Abstract: This paper introduces MoxE, a novel architecture that synergistically combines the Extended Long Short-Term Memory (xLSTM) with the Mixture of Experts (MoE) framework to address critical scalability and efficiency challenges in large language models (LLMs). The proposed method effectively leverages xLSTM's innovative memory structures while strategically introducing sparsity through MoE to substantially reduce computational overhead. At the heart of our approach is a novel entropy-based routing mechanism, designed to dynamically route tokens to specialized experts, thereby ensuring efficient and balanced resource utilization. This entropy awareness enables the architecture to effectively manage both rare and common tokens, with mLSTM blocks being favored to handle rare tokens. To further enhance generalization, we introduce a suite of auxiliary losses, including entropy-based and group-wise balancing losses, ensuring robust performance and efficient training. Theoretical analysis and empirical evaluations rigorously demonstrate that MoxE achieves significant efficiency gains and enhanced effectiveness compared to existing approaches, marking a notable advancement in scalable LLM architectures.
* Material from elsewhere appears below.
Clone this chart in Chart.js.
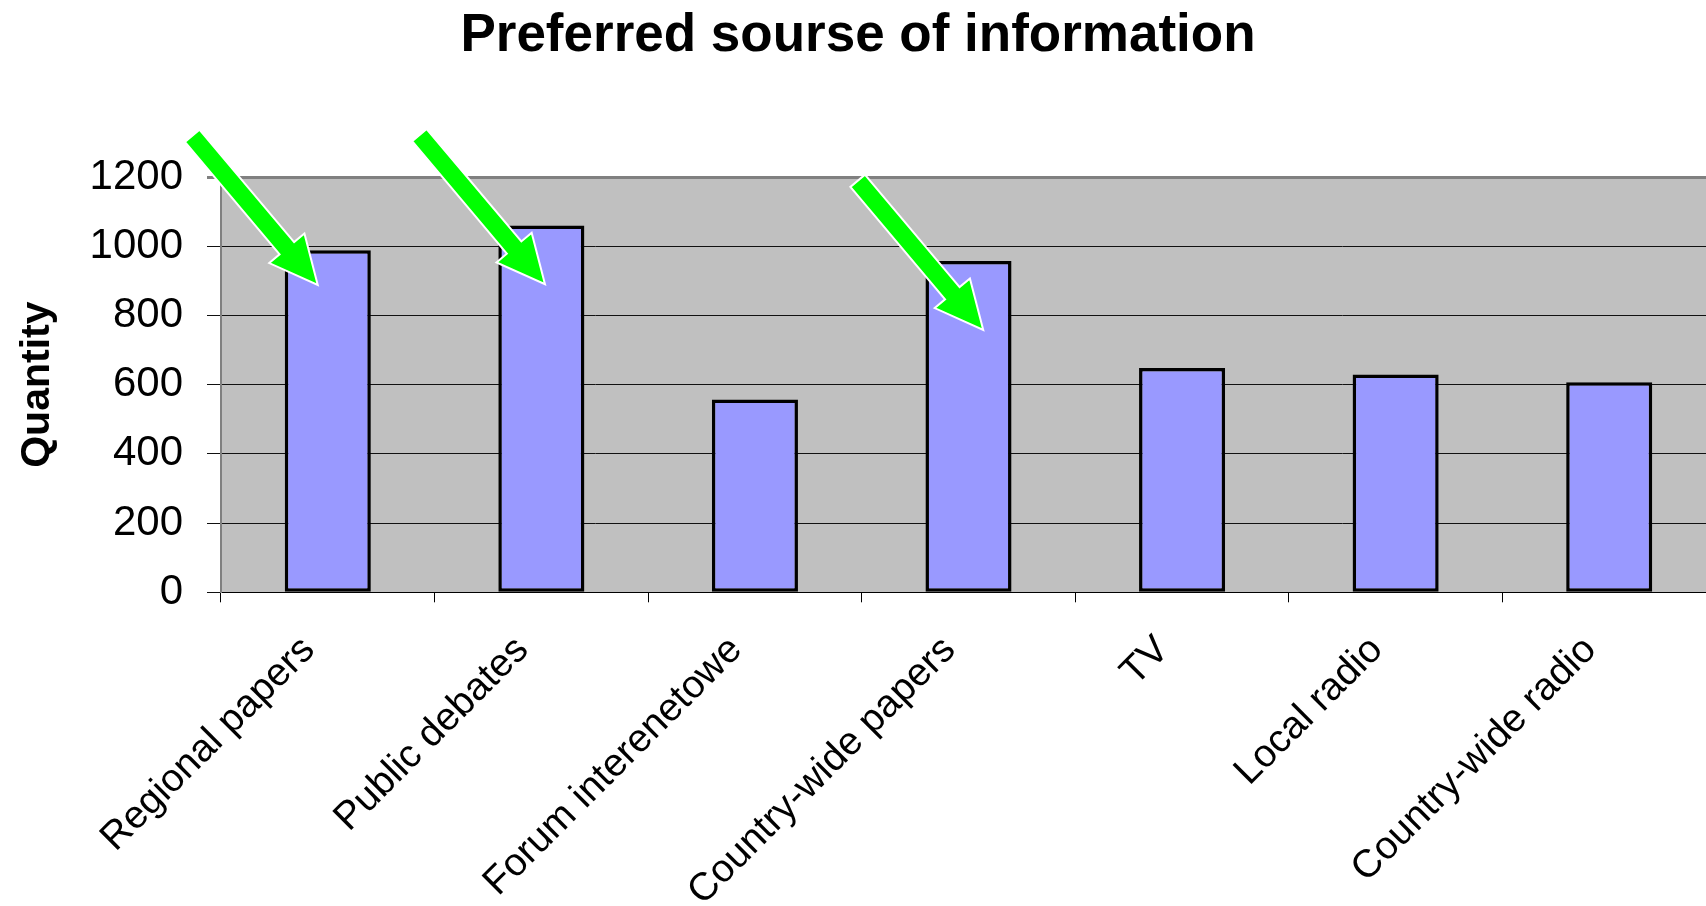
<!DOCTYPE html>
<html>
<head>
<meta charset="utf-8">
<script src="https://cdn.jsdelivr.net/npm/chart.js@4"></script>
<style>
  html, body { margin: 0; padding: 0; background: #ffffff; overflow: hidden; }
  #wrap { width: 1706px; height: 906px; overflow: hidden; }
  canvas { display: block; }
</style>
</head>
<body>
<div id="wrap"><canvas id="c" width="1718" height="906"></canvas></div>
<script>
// ---- data ----
const categories = ["Regional papers", "Public debates", "Forum interenetowe", "Country-wide papers", "TV", "Local radio", "Country-wide radio"];
const quantities = [988, 1060, 557, 957, 648, 629, 607];
const yTicks = [0, 200, 400, 600, 800, 1000, 1200];
const chartTitle = "Preferred sourse of information";
const yTitle = "Quantity";

// arrow annotations: category index, offset inside category, value of the tip
const arrowCategory = [0, 1, 3];
const arrowShift = [-0.047, 0.017, 0.069];
const arrowTipValue = [888, 890, 758];

const FONT = "'Liberation Sans', Arial, Helvetica, sans-serif";

const plotBg = {
  id: 'plotBg',
  beforeDraw(chart) {
    const { ctx, chartArea: a } = chart;
    ctx.save();
    ctx.fillStyle = '#C0C0C0';
    ctx.fillRect(a.left, a.top, a.right - a.left, a.bottom - a.top);
    ctx.restore();
  }
};

const arrows = {
  id: 'arrows',
  afterDraw(chart) {
    const { ctx } = chart;
    const xs = chart.scales.x, ys = chart.scales.y;
    const catW = (xs.getPixelForValue(1) - xs.getPixelForValue(0));
    const len = 195, headLen = 48, headHalf = 23, shaftHalf = 9.5;
    const ux = 0.644, uy = 0.765;      // direction of the arrow (towards tip)
    const nx = 0.765, ny = -0.644;     // perpendicular
    ctx.save();
    for (let i = 0; i < arrowCategory.length; i++) {
      const tx = xs.getPixelForValue(arrowCategory[i]) + arrowShift[i] * catW;
      const ty = ys.getPixelForValue(arrowTipValue[i]);
      const P = (a, b) => [tx + a * ux + b * nx, ty + a * uy + b * ny];
      const pts = [
        P(0, 0),
        P(-headLen, headHalf),
        P(-headLen, shaftHalf),
        P(-len, shaftHalf),
        P(-len, -shaftHalf),
        P(-headLen, -shaftHalf),
        P(-headLen, -headHalf)
      ];
      ctx.beginPath();
      ctx.moveTo(pts[0][0], pts[0][1]);
      for (let k = 1; k < pts.length; k++) ctx.lineTo(pts[k][0], pts[k][1]);
      ctx.closePath();
      ctx.fillStyle = '#00FF00';
      ctx.fill();
      ctx.lineWidth = 2;
      ctx.strokeStyle = '#FFFFFF';
      ctx.lineJoin = 'miter';
      ctx.stroke();
    }
    ctx.restore();
  }
};

new Chart(document.getElementById('c'), {
  type: 'bar',
  data: {
    labels: categories,
    datasets: [{
      data: quantities,
      backgroundColor: '#9999FF',
      borderColor: '#000000',
      borderWidth: 3.5,
      borderSkipped: false,
      categoryPercentage: 1.0,
      barPercentage: 0.403
    }]
  },
  options: {
    responsive: false,
    animation: false,
    devicePixelRatio: 1,
    layout: { padding: { left: 0, right: 2, top: 0, bottom: 0 } },
    plugins: {
      legend: { display: false },
      tooltip: { enabled: false },
      title: {
        display: true,
        text: chartTitle,
        color: '#000000',
        font: { family: FONT, size: 53, weight: 'bold', lineHeight: 1.2 },
        padding: { top: 5, bottom: 108.4 }
      }
    },
    scales: {
      x: {
        afterFit(scale) { scale.height = 313.7; },
        grid: {
          display: true,
          drawOnChartArea: false,
          drawTicks: true,
          tickLength: 10,
          color: '#000000',
          offset: true
        },
        border: { display: true, color: '#000000', width: 1 },
        ticks: {
          color: '#000000',
          font: { family: FONT, size: 39 },
          minRotation: 45,
          maxRotation: 45,
          autoSkip: false,
          padding: 25,
          labelOffset: -19
        }
      },
      y: {
        min: 0,
        max: 1200,
        afterFit(scale) { scale.width = 221; },
        afterBuildTicks(scale) { scale.ticks = yTicks.map(v => ({ value: v })); },
        grid: {
          color: ctx => (ctx.tick && ctx.tick.value === 1200) ? '#808080' : '#111111',
          lineWidth: ctx => (ctx.tick && ctx.tick.value === 1200) ? 3 : 1,
          tickLength: 14,
          drawTicks: true
        },
        border: { display: true, color: '#808080', width: 2 },
        ticks: {
          color: '#000000',
          font: { family: FONT, size: 42 },
          padding: 24,
          callback: v => String(v)
        },
        title: {
          display: true,
          text: yTitle,
          color: '#000000',
          font: { family: FONT, size: 41, weight: 'bold', lineHeight: 1.2 },
          padding: { top: 13.5, bottom: 0 }
        }
      }
    }
  },
  plugins: [plotBg, arrows]
});
</script>
</body>
</html>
Comment: The paper introduces MoxE, a novel MoE-based architecture with entropy-aware routing, which aligns with foundational research in model architecture and efficiency.

Relevance: 10 Novelty: 8

3. Always Skip Attention

ArXiv ID: 2505.01996

Authors: Yiping Ji, Hemanth Saratchandran, Peyman Moghaddam, Simon Lucey

Abstract: We highlight a curious empirical result within modern Vision Transformers (ViTs). Specifically, self-attention catastrophically fails to train unless it is used in conjunction with a skip connection. This is in contrast to other elements of a ViT that continue to exhibit good performance (albeit suboptimal) when skip connections are removed. Further, we show that this critical dependence on skip connections is a relatively new phenomenon, with previous deep architectures (\eg, CNNs) exhibiting good performance in their absence. In this paper, we theoretically characterize that the self-attention mechanism is fundamentally ill-conditioned and is, therefore, uniquely dependent on skip connections for regularization. Additionally, we propose Token Graying -- a simple yet effective complement (to skip connections) that further improves the condition of input tokens. We validate our approach in both supervised and self-supervised training methods.

Comment: The paper provides theoretical insights into the critical role of skip connections in Vision Transformers, which is highly relevant to model architecture analysis.